(Records contained in a dataset)
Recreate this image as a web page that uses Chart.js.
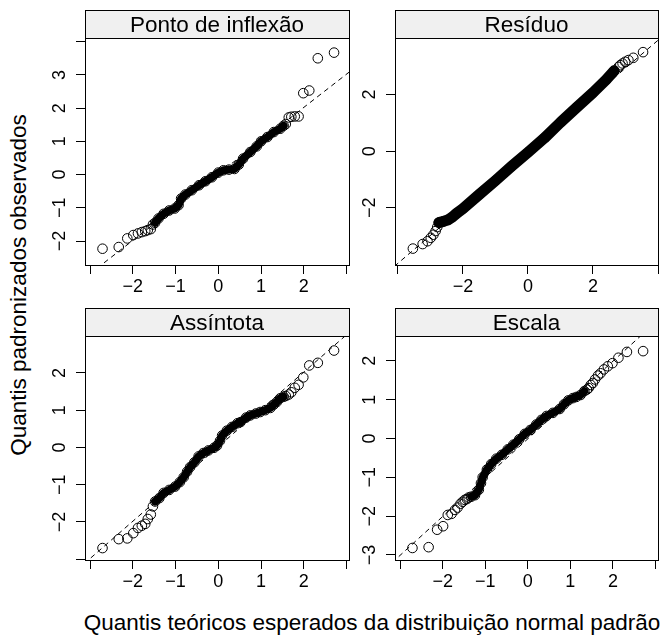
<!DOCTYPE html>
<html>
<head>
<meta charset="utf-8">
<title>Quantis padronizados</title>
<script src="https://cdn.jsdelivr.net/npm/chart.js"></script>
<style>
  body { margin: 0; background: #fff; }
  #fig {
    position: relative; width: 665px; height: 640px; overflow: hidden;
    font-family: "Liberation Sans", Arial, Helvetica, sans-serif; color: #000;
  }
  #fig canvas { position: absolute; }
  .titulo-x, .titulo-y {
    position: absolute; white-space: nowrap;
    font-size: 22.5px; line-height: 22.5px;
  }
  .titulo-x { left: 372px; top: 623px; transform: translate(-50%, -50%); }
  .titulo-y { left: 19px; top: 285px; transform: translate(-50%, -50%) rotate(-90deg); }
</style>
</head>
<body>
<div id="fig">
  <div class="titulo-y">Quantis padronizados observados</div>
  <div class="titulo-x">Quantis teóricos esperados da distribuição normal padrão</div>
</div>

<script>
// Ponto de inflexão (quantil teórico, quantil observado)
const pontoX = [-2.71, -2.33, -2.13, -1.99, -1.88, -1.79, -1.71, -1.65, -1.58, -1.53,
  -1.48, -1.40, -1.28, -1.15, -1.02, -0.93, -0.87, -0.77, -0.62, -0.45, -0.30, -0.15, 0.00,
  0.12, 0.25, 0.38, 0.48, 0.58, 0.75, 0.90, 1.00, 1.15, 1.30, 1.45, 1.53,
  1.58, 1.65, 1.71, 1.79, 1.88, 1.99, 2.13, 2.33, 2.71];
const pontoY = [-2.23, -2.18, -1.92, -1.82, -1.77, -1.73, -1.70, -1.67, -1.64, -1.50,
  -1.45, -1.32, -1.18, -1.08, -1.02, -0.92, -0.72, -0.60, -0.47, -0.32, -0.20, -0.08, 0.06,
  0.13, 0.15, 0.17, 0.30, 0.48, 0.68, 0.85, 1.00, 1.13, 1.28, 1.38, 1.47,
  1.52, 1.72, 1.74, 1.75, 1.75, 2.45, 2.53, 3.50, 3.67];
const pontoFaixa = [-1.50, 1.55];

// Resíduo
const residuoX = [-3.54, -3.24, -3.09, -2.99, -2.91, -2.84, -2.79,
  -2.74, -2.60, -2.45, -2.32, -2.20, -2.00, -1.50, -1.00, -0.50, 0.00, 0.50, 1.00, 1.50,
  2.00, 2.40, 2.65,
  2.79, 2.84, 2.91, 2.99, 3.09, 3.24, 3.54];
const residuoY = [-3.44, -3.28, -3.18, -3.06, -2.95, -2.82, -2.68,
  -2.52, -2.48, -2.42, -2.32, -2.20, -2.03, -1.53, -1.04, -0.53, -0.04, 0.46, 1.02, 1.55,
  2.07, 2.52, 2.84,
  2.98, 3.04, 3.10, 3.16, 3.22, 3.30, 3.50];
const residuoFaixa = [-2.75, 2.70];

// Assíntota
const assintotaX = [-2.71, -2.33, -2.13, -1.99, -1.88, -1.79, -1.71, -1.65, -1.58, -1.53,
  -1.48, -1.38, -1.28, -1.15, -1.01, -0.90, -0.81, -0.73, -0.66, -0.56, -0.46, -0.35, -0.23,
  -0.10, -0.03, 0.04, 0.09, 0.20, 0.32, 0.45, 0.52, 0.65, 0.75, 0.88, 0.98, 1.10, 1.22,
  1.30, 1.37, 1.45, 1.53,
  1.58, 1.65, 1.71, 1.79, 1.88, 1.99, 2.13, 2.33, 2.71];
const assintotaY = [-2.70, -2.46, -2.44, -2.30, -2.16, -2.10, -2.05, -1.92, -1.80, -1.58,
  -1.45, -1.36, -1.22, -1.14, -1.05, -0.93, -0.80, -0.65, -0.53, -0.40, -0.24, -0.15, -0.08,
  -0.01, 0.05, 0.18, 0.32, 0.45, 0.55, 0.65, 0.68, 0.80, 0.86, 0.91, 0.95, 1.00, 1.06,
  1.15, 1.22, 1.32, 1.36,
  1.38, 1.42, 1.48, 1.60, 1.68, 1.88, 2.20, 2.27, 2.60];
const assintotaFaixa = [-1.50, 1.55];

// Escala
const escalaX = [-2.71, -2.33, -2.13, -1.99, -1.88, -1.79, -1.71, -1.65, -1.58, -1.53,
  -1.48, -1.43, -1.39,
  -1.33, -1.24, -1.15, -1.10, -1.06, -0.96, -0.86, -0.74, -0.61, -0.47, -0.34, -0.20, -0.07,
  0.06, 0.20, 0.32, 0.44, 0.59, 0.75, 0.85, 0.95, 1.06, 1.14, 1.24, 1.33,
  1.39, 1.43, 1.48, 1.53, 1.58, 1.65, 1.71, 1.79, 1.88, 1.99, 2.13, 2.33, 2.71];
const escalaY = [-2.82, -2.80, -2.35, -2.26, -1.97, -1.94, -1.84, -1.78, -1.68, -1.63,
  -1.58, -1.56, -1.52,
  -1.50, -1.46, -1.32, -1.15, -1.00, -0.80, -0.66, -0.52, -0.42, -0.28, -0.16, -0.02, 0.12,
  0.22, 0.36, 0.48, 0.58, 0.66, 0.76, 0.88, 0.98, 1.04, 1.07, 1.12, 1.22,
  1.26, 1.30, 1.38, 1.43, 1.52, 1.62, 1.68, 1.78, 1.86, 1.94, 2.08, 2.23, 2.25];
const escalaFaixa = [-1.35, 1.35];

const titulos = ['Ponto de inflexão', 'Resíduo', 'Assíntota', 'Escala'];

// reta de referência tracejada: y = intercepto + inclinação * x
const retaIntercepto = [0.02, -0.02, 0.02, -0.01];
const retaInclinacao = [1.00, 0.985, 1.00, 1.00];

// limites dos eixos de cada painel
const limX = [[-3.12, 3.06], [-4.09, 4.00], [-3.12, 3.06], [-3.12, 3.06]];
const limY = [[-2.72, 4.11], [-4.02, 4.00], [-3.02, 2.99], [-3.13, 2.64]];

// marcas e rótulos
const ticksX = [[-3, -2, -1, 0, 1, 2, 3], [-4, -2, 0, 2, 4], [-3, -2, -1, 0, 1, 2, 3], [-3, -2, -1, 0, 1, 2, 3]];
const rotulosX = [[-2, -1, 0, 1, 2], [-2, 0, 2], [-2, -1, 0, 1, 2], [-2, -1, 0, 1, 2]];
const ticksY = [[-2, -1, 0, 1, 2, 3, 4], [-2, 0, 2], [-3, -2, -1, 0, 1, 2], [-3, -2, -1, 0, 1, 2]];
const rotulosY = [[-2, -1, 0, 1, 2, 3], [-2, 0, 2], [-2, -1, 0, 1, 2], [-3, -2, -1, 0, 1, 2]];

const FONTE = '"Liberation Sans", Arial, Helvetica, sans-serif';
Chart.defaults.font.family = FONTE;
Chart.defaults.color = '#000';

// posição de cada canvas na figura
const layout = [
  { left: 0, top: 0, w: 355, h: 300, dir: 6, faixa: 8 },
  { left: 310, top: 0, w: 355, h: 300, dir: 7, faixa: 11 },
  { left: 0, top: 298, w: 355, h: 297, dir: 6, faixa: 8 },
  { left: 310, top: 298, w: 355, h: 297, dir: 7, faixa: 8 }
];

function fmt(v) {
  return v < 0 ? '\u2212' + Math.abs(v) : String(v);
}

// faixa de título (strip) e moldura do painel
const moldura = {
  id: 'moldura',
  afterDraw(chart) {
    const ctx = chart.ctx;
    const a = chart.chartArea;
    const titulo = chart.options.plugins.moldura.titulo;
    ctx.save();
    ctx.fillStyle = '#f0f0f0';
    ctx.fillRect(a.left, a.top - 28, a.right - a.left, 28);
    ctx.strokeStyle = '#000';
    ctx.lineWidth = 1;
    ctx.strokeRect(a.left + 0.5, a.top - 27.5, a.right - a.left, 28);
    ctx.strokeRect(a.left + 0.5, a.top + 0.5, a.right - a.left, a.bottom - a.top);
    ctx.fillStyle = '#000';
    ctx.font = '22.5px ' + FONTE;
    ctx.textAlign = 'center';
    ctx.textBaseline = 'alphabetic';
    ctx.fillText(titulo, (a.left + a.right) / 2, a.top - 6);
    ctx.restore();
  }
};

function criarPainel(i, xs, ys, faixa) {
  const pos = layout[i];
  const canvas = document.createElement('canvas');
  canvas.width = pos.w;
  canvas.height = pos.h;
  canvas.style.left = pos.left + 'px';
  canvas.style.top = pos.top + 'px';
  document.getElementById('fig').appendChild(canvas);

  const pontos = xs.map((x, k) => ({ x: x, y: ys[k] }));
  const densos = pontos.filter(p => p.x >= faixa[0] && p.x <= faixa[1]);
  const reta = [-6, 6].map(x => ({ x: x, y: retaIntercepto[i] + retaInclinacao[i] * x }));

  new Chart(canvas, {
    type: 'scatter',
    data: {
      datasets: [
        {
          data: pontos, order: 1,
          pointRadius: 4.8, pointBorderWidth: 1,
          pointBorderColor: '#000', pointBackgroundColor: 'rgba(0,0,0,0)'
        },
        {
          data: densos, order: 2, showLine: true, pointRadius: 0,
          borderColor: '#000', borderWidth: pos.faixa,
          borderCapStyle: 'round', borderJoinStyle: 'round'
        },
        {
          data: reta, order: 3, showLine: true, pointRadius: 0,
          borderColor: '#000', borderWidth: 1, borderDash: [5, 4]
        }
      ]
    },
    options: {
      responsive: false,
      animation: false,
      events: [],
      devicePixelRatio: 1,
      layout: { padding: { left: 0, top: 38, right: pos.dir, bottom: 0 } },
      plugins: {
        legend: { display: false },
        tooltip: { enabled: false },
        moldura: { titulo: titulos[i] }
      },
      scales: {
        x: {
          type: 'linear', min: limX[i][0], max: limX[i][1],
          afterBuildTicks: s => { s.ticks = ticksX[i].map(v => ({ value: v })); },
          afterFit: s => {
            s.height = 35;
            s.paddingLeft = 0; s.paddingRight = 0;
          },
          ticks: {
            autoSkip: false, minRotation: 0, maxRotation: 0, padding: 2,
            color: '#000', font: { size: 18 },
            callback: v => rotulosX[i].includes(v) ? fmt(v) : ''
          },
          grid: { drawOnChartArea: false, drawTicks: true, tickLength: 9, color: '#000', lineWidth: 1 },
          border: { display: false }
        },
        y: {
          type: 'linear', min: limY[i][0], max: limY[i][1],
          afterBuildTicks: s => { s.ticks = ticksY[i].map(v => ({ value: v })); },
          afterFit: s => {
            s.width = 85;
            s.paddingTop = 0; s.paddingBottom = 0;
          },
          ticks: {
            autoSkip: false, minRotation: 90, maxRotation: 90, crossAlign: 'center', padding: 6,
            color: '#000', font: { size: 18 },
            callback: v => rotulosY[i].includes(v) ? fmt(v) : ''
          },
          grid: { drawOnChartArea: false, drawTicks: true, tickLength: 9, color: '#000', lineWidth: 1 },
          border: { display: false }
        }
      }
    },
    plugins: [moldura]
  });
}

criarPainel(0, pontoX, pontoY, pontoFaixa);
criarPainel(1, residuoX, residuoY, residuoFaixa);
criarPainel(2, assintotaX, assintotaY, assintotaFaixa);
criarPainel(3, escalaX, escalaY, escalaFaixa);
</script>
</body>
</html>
...
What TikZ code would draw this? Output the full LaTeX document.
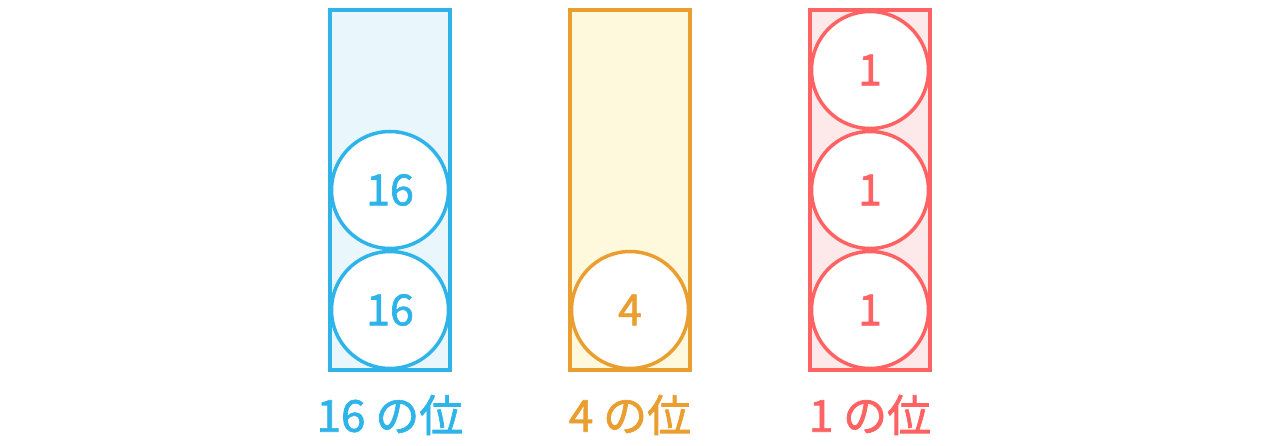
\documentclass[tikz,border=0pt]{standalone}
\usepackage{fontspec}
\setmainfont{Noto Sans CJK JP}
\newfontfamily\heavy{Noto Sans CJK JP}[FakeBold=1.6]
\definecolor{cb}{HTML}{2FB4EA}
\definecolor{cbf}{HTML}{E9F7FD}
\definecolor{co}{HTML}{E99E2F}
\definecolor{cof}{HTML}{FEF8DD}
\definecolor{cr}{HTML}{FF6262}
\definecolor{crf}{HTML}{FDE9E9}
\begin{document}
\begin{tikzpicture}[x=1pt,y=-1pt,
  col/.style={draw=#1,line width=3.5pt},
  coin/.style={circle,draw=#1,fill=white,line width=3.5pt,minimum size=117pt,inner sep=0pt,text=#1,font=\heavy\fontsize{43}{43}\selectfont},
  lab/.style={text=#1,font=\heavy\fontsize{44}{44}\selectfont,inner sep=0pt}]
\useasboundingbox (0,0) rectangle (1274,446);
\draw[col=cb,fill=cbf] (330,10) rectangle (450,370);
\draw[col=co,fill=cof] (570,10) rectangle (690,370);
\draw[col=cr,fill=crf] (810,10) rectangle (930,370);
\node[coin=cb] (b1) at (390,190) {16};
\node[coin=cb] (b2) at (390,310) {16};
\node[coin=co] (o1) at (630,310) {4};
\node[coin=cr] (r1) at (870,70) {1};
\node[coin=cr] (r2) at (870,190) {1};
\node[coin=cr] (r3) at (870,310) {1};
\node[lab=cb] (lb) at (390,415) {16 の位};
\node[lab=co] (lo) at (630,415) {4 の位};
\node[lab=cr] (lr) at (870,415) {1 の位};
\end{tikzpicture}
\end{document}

* [EXERCISE DETAILS]: Filter the listing for the word "this" and copy every line that holds it.

* [THE RESULT]:
Recreate this image as a web page that uses Chart.js.
What TikZ code would draw this? Output the full LaTeX document.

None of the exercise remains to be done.